§ The task
All lines featuring the string "Write" are to be listed.

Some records
════════
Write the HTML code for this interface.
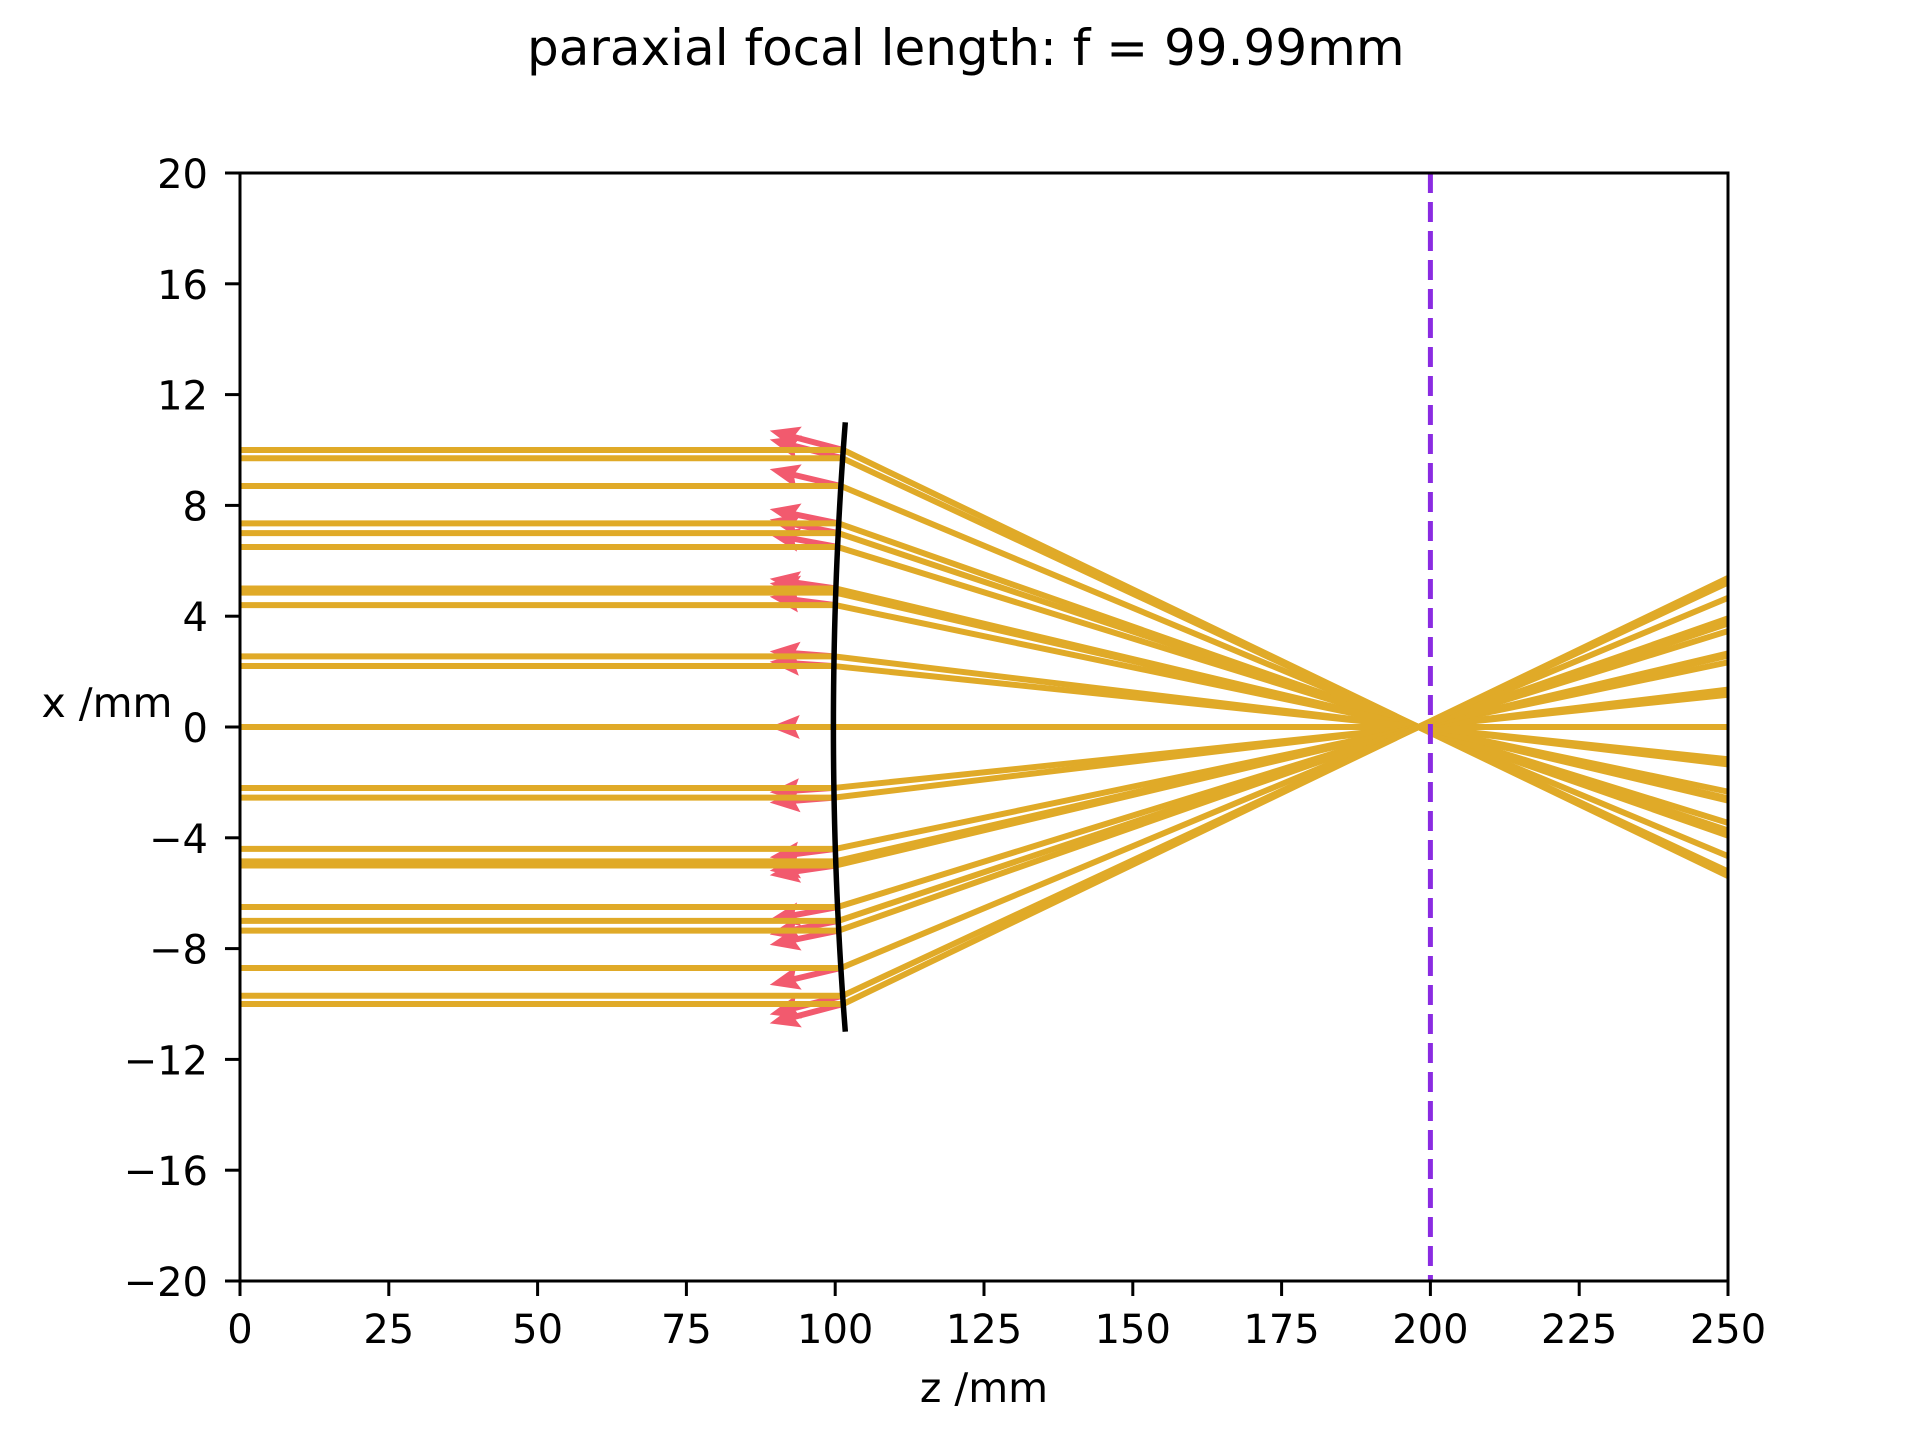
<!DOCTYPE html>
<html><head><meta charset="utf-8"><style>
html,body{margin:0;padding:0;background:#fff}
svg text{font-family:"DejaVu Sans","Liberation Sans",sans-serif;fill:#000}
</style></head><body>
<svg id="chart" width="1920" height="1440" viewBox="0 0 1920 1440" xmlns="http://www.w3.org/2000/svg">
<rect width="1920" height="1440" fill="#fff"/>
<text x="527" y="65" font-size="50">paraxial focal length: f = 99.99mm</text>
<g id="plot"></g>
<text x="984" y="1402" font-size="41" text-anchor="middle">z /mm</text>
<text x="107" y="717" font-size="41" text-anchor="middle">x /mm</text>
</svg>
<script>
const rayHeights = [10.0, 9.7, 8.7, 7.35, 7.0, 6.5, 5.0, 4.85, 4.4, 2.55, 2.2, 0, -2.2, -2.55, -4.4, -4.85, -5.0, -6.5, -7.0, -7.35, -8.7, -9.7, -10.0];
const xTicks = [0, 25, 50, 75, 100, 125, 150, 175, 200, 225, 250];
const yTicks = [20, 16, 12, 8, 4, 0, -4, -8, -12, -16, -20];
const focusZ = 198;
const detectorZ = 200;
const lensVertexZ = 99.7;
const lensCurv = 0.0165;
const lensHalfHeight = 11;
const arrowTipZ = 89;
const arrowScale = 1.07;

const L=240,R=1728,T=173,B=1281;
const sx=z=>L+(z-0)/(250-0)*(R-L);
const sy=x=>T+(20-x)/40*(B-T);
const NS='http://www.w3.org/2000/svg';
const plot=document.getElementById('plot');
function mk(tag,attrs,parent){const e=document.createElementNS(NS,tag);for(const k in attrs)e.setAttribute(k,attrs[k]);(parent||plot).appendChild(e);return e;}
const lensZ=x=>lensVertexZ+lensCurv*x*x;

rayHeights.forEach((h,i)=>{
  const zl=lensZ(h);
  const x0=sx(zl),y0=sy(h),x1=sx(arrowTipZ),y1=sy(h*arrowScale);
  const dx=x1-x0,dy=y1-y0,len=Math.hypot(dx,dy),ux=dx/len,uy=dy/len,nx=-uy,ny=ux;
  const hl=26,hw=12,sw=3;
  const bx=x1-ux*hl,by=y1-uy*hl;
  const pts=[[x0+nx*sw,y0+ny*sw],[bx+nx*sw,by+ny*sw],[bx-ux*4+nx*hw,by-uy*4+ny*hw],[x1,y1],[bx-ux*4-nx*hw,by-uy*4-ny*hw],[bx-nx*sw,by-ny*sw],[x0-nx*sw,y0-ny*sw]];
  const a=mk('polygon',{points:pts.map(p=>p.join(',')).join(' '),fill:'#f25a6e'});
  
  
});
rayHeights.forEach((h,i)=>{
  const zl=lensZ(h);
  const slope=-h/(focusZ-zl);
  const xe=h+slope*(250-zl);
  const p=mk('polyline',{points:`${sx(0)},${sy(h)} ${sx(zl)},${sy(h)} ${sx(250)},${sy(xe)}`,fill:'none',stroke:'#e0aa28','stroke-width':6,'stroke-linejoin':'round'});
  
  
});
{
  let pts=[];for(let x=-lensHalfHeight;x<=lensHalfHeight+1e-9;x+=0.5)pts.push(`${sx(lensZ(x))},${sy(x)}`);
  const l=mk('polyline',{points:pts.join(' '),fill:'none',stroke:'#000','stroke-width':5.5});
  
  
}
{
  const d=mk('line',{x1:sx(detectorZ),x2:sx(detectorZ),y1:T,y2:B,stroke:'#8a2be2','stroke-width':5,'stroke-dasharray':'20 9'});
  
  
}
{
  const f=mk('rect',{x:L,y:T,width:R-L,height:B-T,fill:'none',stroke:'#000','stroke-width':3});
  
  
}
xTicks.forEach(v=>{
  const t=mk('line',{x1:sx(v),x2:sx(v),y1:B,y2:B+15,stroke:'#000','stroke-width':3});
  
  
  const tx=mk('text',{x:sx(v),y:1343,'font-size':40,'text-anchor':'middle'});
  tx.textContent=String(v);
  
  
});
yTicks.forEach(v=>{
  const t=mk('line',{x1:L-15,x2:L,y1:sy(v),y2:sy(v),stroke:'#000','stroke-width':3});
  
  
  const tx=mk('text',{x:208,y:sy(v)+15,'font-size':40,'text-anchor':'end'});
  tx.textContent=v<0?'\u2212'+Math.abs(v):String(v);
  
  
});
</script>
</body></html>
════════
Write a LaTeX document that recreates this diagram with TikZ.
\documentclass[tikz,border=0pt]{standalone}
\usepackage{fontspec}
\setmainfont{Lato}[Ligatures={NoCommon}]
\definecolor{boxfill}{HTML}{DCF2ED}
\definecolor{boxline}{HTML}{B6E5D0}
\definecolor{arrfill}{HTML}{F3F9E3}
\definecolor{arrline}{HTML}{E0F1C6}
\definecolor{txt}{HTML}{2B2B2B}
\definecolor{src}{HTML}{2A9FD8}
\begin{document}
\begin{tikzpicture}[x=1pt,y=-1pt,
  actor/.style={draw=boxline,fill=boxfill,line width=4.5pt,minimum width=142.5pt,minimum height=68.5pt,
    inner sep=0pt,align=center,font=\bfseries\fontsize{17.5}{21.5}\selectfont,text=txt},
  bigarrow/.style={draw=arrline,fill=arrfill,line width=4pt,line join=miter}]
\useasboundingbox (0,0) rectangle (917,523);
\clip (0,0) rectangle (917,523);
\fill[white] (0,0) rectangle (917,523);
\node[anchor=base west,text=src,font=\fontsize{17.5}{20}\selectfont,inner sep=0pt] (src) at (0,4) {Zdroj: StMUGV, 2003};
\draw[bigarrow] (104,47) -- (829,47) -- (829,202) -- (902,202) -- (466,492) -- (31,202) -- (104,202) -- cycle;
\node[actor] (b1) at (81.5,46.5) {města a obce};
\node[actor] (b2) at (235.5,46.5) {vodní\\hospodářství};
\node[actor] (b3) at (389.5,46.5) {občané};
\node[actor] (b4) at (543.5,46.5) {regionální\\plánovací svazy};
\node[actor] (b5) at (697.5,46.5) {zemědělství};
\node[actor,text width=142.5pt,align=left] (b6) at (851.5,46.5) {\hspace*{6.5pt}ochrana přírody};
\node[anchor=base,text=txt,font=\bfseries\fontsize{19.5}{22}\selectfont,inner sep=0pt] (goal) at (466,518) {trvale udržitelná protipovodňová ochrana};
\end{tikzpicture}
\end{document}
════════
§ Full solution
Write the HTML code for this interface.
Write a LaTeX document that recreates this diagram with TikZ.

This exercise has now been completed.